Rock of Ages Still Rocks
The classic rock jukebox musical returns to New York for its 10th anniversary.
The score of Rock of Ages holds a special place in my heart. This jukebox musical of radio rock hits from the '80s never fails to remind me of my early childhood, when Foreigner, Journey, and Bon Jovi provided the soundtrack to the adventures of my father's third-generation white Camaro, a too-cool-for-a-dad vehicle that exuded a whiff of cigarettes and teenage rebellion as we zipped around the suburbs of Cincinnati. It was a very happy way to grow up.
Naturally, I was thrilled when I learned that Rock of Ages was returning for an off-Broadway run at New World Stages to celebrate the 10 years that have passed since it opened on Broadway at the Brooks Atkinson Theatre. In that time, Rock of Ages has become a major(ly unloved) motion picture starring Tom Cruise, and productions have been mounted all over the world (I first saw it in Valletta, Malta). Does it still sizzle now that it has come home to "milk the last dollar from a beloved cash cow," as it is so aptly put by our narrator Lonny (Mitchell Jarvis, reprising his Broadway role)?
Rock of Ages may seem like a hard rock has-been in cell 3 of New World Stages, but in many ways, it's living through its golden years. The most glaring sign of that is the inclusion of the Def Leppard song "Pour Some Sugar on Me" in the second act (the band's unwillingness to participate was a running gag in the original). It now underscores a scene in the exotic Venus Club, where it fits perfectly into this story about arriving in the City of Angels with a suitcase full of dreams, only to end up a sunset stripper — at least for the time being.
As with most jukebox musicals, the plot is ancillary to the music, but for those interested: Drew (usually CJ Eldred, but I saw understudy Michael Mahany) was born and raised in south Detroit, but he's come to Los Angeles to become a rock star. He takes a job as a barback at Hollywood's legendary Bourbon Room, owned and operated by Dennis Dupree (Matt Ban, with a voice like an internal combustion engine fired by Jim Beam). Drew falls in love with Sherrie (Kirsten Scott), but she friend-zones him in favor of a fling with arrogant rocker Stacee Jaxx (PJ Griffith). Stacee has returned to the Bourbon Room to play a farewell concert with his band, Arsenal, which Dennis hopes will spare the club from the wrecking ball of a greedy German real-estate developer (Tom Galantich). If Dennis had just walked around the block and asked Cher, she would have told him all about air rights.

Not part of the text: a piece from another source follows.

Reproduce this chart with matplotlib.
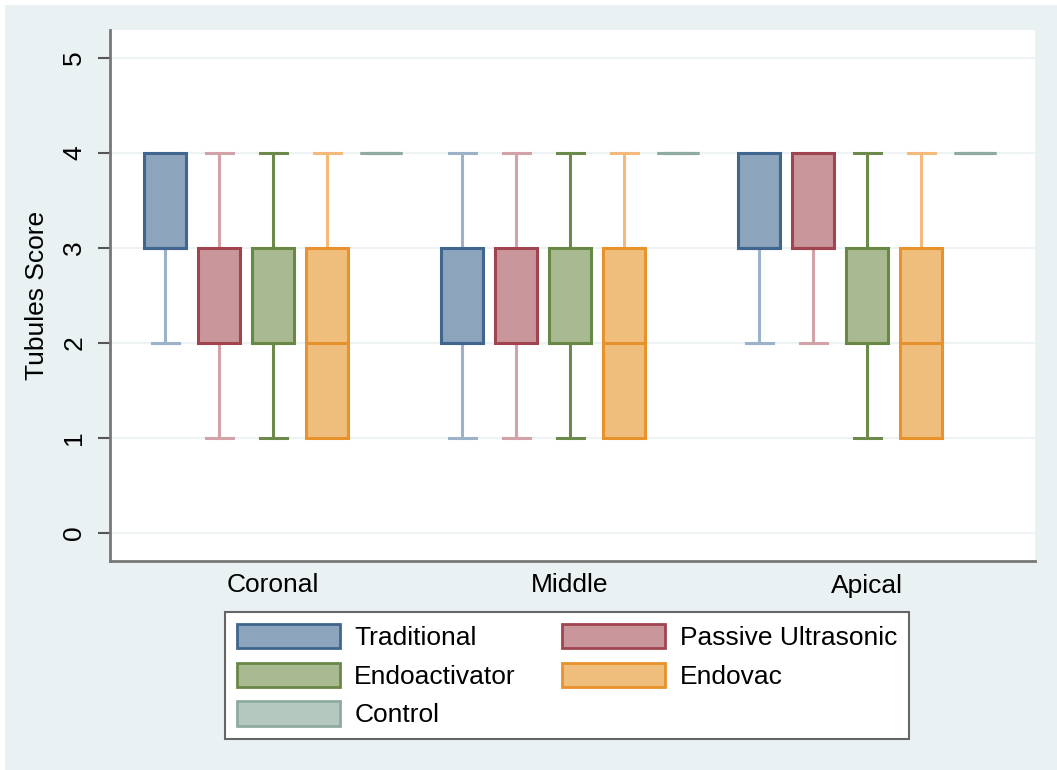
import matplotlib
matplotlib.use("Agg")
import matplotlib.pyplot as plt
from matplotlib.patches import Rectangle, Patch

plt.rcParams['font.family'] = ['Liberation Sans', 'DejaVu Sans']

# data
sections = ['Coronal', 'Middle', 'Apical']
groups = ['Traditional', 'Passive Ultrasonic', 'Endoactivator', 'Endovac', 'Control']
# (whislo, q1, med, q3, whishi) per section, per group
coronal = [(2, 3, 3, 4, 4), (1, 2, 2, 3, 4), (1, 2, 2, 3, 4), (1, 1, 2, 3, 4), (4, 4, 4, 4, 4)]
middle = [(1, 2, 2, 3, 4), (1, 2, 2, 3, 4), (1, 2, 2, 3, 4), (1, 1, 2, 3, 4), (4, 4, 4, 4, 4)]
apical = [(2, 3, 3, 4, 4), (2, 3, 3, 4, 4), (1, 2, 2, 3, 4), (1, 1, 2, 3, 4), (4, 4, 4, 4, 4)]
yticks = [0, 1, 2, 3, 4, 5]

fills = ['#8ca4bc', '#c9969c', '#a9ba92', '#f0be7c', '#b5c8c0']
edges = ['#40668f', '#a04450', '#688946', '#e8922c', '#8faa9e']
whisk = ['#9cb2c9', '#d3a1a8', '#6c8b4b', '#f5b97c', '#8faa9e']
medcol = ['#40668f', '#a04450', '#688946', '#e3922e', '#8faa9e']

bg = '#e9f1f3'
fs = 19
fig = plt.figure(figsize=(10.57, 7.70), dpi=100, facecolor='white')
fig.patches.append(Rectangle((5 / 1057, 0), 1, 1 - 5 / 770, transform=fig.transFigure,
                             facecolor=bg, edgecolor='none', zorder=-10))
ax = fig.add_axes([110 / 1057, 1 - 561 / 770, 925 / 1057, 531 / 770])
ax.set_facecolor('white')

for si, data in enumerate([coronal, middle, apical]):
    for gi, (lo, q1, med, q3, hi) in enumerate(data):
        pos = si * 5.5 + gi
        st = [dict(whislo=lo, q1=q1, med=med, q3=q3, whishi=hi, fliers=[])]
        ax.bxp(st, positions=[pos], widths=0.78, patch_artist=True, showfliers=False,
               capwidths=[0.5],
               boxprops=dict(facecolor=fills[gi], edgecolor=edges[gi], linewidth=2.2, zorder=4),
               whiskerprops=dict(color=whisk[gi], linewidth=2.2, zorder=3),
               capprops=dict(color=whisk[gi], linewidth=2.2, zorder=3),
               medianprops=dict(color=medcol[gi], linewidth=2.2, zorder=5),
               manage_ticks=False)

ax.set_xlim(-1.02, 16.11)
ax.set_ylim(-0.295, 5.295)
ax.set_yticks(yticks)
ax.set_yticklabels([str(t) for t in yticks], rotation=90, va='center', fontsize=fs)
ax.yaxis.grid(True, color='#edf2f4', linewidth=1.5)
ax.set_axisbelow(True)
ax.set_xticks([si * 5.5 + 2 for si in range(3)])
ax.set_xticklabels(sections, fontsize=fs)
ax.tick_params(axis='x', length=0, pad=9)
ax.tick_params(axis='y', length=9, width=1.5, color='#555555', pad=8)
for s in ['top', 'right']:
    ax.spines[s].set_visible(False)
for s in ['left', 'bottom']:
    ax.spines[s].set_color('#777777')
    ax.spines[s].set_linewidth(2)
ax.set_ylabel('Tubules Score', fontsize=fs, labelpad=10)

order = [0, 2, 4, 1, 3]
handles = [Patch(facecolor=fills[i], edgecolor=edges[i], linewidth=2, label=groups[i]) for i in order]
leg = fig.legend(handles=handles, ncol=2, loc='upper left',
                 bbox_to_anchor=(225 / 1057, 1 - 612 / 770), fontsize=fs,
                 handlelength=3.9, handleheight=1.05, handletextpad=0.55,
                 columnspacing=1.75, labelspacing=0.47, borderpad=0.45,
                 borderaxespad=0, fancybox=False, framealpha=1)
leg.get_frame().set_edgecolor('#666666')
leg.get_frame().set_linewidth(1.5)

fig.savefig('out.png', dpi=100, facecolor=fig.get_facecolor())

The remix of clichés in Chris D'Arienzo's book seems perfectly appropriate for a score that could double as a karaoke playlist: "We Built This City," "We're Not Gonna Take It," and "Wanted Dead or Alive" all occupy the same musical — and that's just in the first act! It's enough to make you want to sing along, and many in the audience do: One of the joys of watching this show after a decade of momentum is the cult following it has gained, so that seeing it is akin to attending a viewing of The Rocky Horror Picture Show.
A cadre of skilled professionals onstage lead the amateurs in the audience: Scott and Mahany have pipes to shake the heavens, and they absolutely soar on "High Enough." As gentlemen's club proprietress Justice, Jeannette Bayardelle also impresses, showing off riffs that would make Simon Cowell blush. Tying it all together is Jarvis's ever-cartoonish Lonny: Incorrigibly ribald and desperately mugging for a laugh, he's like the Emcee from Cabaret on whippets.
Kristin Hanggi's vibrant, never-too-serious direction and Kelly Devine's high-energy choreography help the show go down like a shot of Jack (which, incidentally, is the ideal pregame tipple). In addition to the original director and choreographer, this revival of Rock of Ages retains all of the designers from the Broadway run: Gregory Gale's costumes offer an explosion of fringe and glitter, Tom Watson's wigs are teased to the gods, and scenic designer Beowulf Boritt fashions the Bourbon Room like a badass Cracker Barrel. It all looks stupendous under Jason Lyons's arena-rock lighting, resulting in a fist-pumping spectacle that can be enjoyed by old and new fans alike.
While Rock of Ages made me nostalgic for my own childhood, it also made me pine for a time when the jukebox musical seemed a lot more open to creativity and fun, before lawyers and greedy estates started cranking out revisionist bio-musicals that ask us to jettison our true recollections of the artists down the memory hole. Following in the irreverent footsteps of Mamma Mia!, but expanding its scope beyond just one band, Rock of Ages is a model for what jukebox musicals should be, yet so seldom are.